I'm generally not prone to discuss those things of a political, social or, well, important nature. I live to wax poetic and stupid and make folks reminisce and laugh. But sometimes something crawls in your brain like a fox into a chicken house and you can't get rid of it unless you put pen to paper...or fingers to keyboard. See, there really is no good side to any of this. A kid is dead. A Barney Fife-wanna be that shouldn't have been out playing cop with a loaded gun - the one that rendered the kid dead - walks free. I'm not smart enough to dig into the nuances of legalese and it's lexicon of words like manslaughter, murder 2 and statutes and standing one's ground. I am smart enough to know that someone's dead implying that something happened. For the guy with the gun to go free implies that nothing happened and I reckon therein lies the quandary of putting reality and our justice system on the same page. That's why we have lawyers and there sometimes comes a day when they're not able to put reality and justice on the same page. Such is the case with this debacle.
For all I don't know about this there are a couple of things I do know. One is that the divide in our country between those of different colors now grows further. Our founding fathers envisioned a country that could become a melting pot where human beings weren't divided by class and color. That was a long time ago, though. And too many instances of human stupidity since then put great distance between that ideal and our reality. Slavery and the trail of nastiness it created, from battles in a civil war to battles for civil rights. Then there was the little matter of the people that were already living on the real estate we needed to create this Utopia of freedom. They had to be dealt with and not always in ways that were fair or kind (Manifest Destiny and all that...) We've had many, many opportunities to narrow the gap between "me and you" and we just can't seem to do it. Reason being, it seems, that same stupidity - it keeps getting in the way. I reckon it's time to admit that human beings are, basically, stupid. Seems the Good Lord would've seen that one coming and knew we couldn't handle free will well at all.
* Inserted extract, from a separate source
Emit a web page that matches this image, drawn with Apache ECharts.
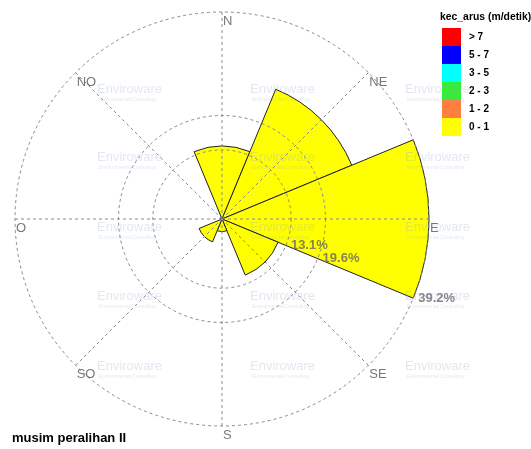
<!DOCTYPE html>
<html>
<head>
<meta charset="utf-8">
<script src="https://cdn.jsdelivr.net/npm/echarts@6/dist/echarts.min.js"></script>
<style>
html, body { margin: 0; padding: 0; background: #fff; }
#chart { width: 531px; height: 449px; }
</style>
</head>
<body>
<div id="chart"></div>
<script>
// directions (clockwise from north)
var directions = ["N", "NE", "E", "SE", "S", "SO", "O", "NO"]
// speed classes, slowest first
var classNames = ["0 - 1", "1 - 2", "2 - 3", "3 - 5", "5 - 7", "> 7"]
var classColors = ["#ffff00", "#ff7f3f", "#33ee33", "#00ffff", "#0000ff", "#ff0000"]
// frequency (%) per direction for each class
var speed0to1 = [13.8, 26.6, 39.2, 11.5, 2.4, 4.7, 0.3, 0.4]
var speed1to2 = [0, 0, 0, 0, 0, 0, 0, 0]
var speed2to3 = [0, 0, 0, 0, 0, 0, 0, 0]
var speed3to5 = [0, 0, 0, 0, 0, 0, 0, 0]
var speed5to7 = [0, 0, 0, 0, 0, 0, 0, 0]
var speedOver7 = [0, 0, 0, 0, 0, 0, 0, 0]
// rings
var ringValues = [13.1, 19.6, 39.2]
var ringLabels = ["13.1%", "19.6%", "39.2%"]
var maxValue = 39.2

var classData = [speed0to1, speed1to2, speed2to3, speed3to5, speed5to7, speedOver7]

var cx = 222,
	cy = 219,
	R = 207
var dashed = { color: "#8a8a8a", width: 1, type: [3, 3] }
var step = 360 / directions.length

var hiddenRadius = function(i) {
	return {
		polarIndex: i,
		type: "value",
		min: 0,
		max: maxValue,
		axisLine: { show: false },
		axisTick: { show: false },
		axisLabel: { show: false },
		splitLine: { show: false }
	}
}
var ringAngle = function(i) {
	return {
		polarIndex: i,
		type: "value",
		min: 0,
		max: 360,
		startAngle: 90,
		z: 10,
		axisLine: { show: true, lineStyle: dashed },
		axisTick: { show: false },
		axisLabel: { show: false },
		splitLine: { show: false }
	}
}

var series = classNames.map(function(name, k) {
	return {
		name: name,
		type: "bar",
		coordinateSystem: "polar",
		polarIndex: 0,
		stack: "speed",
		barCategoryGap: "0%",
		itemStyle: { color: classColors[k], borderColor: "#222", borderWidth: 1 },
		data: classData[k].map(function(v) {
			return v > 0 ? v : "-"
		}),
		z: 2
	}
})

series.push({
	type: "scatter",
	coordinateSystem: "polar",
	polarIndex: 1,
	symbolSize: 0,
	silent: true,
	z: 20,
	data: directions.map(function(d, i) {
		return [maxValue, i * step]
	}),
	label: {
		show: true,
		position: [1, 3],
		fontFamily: "Liberation Sans",
		fontSize: 13,
		color: "#555",
		formatter: function(p) {
			return directions[p.dataIndex]
		}
	}
})

series.push({
	type: "scatter",
	coordinateSystem: "polar",
	polarIndex: 1,
	symbolSize: 0,
	silent: true,
	z: 20,
	data: ringValues.map(function(v) {
		return [v, 112.5]
	}),
	label: {
		show: true,
		position: "right",
		distance: 5,
		offset: [0, 0],
		fontFamily: "Liberation Sans",
		fontSize: 13,
		fontWeight: "bold",
		color: "#666",
		formatter: function(p) {
			return ringLabels[p.dataIndex]
		}
	}
})

// watermark tiles
var graphics = []
;[97, 250, 405].forEach(function(x) {
	;[83, 151, 221, 290, 360].forEach(function(y) {
		graphics.push({
			type: "text",
			left: x,
			top: y,
			z: 100,
			silent: true,
			style: {
				text: "Enviroware",
				font: "13px 'Liberation Sans'",
				fill: "rgba(150,170,205,0.28)"
			}
		})
		graphics.push({
			type: "text",
			left: x + 2,
			top: y + 14,
			z: 100,
			silent: true,
			style: {
				text: "Environmental Consulting",
				font: "5px 'Liberation Sans'",
				fill: "rgba(150,170,205,0.28)"
			}
		})
	})
})

var option = {
	animation: false,
	backgroundColor: "#fff",
	title: [
		{
			text: "musim peralihan II",
			left: 12,
			top: 432,
			padding: 0,
			textStyle: { fontFamily: "Liberation Sans", fontSize: 13, fontWeight: "bold", color: "#000" }
		},
		{
			text: "kec_arus (m/detik)",
			left: 440,
			top: 12,
			padding: 0,
			textStyle: { fontFamily: "Liberation Sans", fontSize: 10.4, fontWeight: "bold", color: "#000" }
		}
	],
	legend: {
		orient: "vertical",
		left: 442,
		top: 28,
		padding: 0,
		itemWidth: 19,
		itemHeight: 18,
		itemGap: 0,
		icon: "rect",
		selectedMode: false,
		itemStyle: { borderWidth: 0 },
		data: classNames.slice().reverse(),
		textStyle: {
			fontFamily: "Liberation Sans",
			fontSize: 10,
			fontWeight: "bold",
			color: "#000",
			padding: [0, 0, 0, 3]
		}
	},
	polar: [
		{ center: [cx, cy], radius: R },
		{ center: [cx, cy], radius: R },
		{ center: [cx, cy], radius: (R * ringValues[0]) / maxValue },
		{ center: [cx, cy], radius: (R * ringValues[1]) / maxValue }
	],
	angleAxis: [
		{
			polarIndex: 0,
			type: "category",
			data: directions,
			startAngle: 90 + step / 2,
			boundaryGap: true,
			axisLine: { show: false },
			axisTick: { show: false },
			axisLabel: { show: false },
			splitLine: { show: false }
		},
		{
			polarIndex: 1,
			type: "value",
			min: 0,
			max: 360,
			interval: step,
			startAngle: 90,
			z: 10,
			axisLine: { show: true, lineStyle: dashed },
			axisTick: { show: false },
			axisLabel: { show: false },
			splitLine: { show: true, lineStyle: dashed }
		},
		ringAngle(2),
		ringAngle(3)
	],
	radiusAxis: [hiddenRadius(0), hiddenRadius(1), hiddenRadius(2), hiddenRadius(3)],
	graphic: graphics,
	series: series
}

var myChart = echarts.init(document.getElementById("chart"))
myChart.setOption(option)
</script>
</body>
</html>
The other thing I know about this is that people like Jesse Jackson and Al Sharpton aren't going to help the situation. There's that whole matter of hollerin' "WOLF!!" You've done it so many times and made countless situations about race that, in fact, weren't. So now we have a tragedy that probably is ALL about things like race and profiling. But no one is going to listen to either of you - you killed your message a long time ago. Especially Mr. Sharpton (I can't bring myself to insult some of my favorite preachers in the world by calling him "Reverend.") Tawana Brawley ring a bell, anyone? Someone during that debacle caught him on tape saying "If we can pull this off, we're gonna be the biggest (word that got Paula Deen in trouble)s in New York City." His goals are all clear and none of them have anything to do with justice for anyone. And NBC gave him a job? I've got to admit, when that marathon in Boston was marred by the tragedy of a bomb (and more human stupidity) and I turned on MSNBC and they had him reporting the breaking news, I changed the channel to see if a bomb had actually gone off in Boston.
So there's nothing good going to come of this. It becomes just another strand in a complicated web. It makes me sad. Someone may tell me to keep my trap shut because being a middle-aged white guy affords me "fairness" in all situations. I'm confused though - a considerable chunk of Cherokee Indian DNA flows in my bloodstream (thanks to my maternal grandmother's side of the family.) So where does that put me in this melting pot? I mean I really need to know where I fit in the ongoing battle?! "I SCREAM JUSTICE FOR.........WHATEVER THE HELL I AM!!!" Or I could just deem myself a human that needs to love and support my fellow human beings regardless of their appearance, their language, what God they follow, what meats they consider unclean and on which side of the railroad tracks they live. That's an ideal we've worked on for over two hundred years now. We sure ain't there yet...and we just took a step backwards.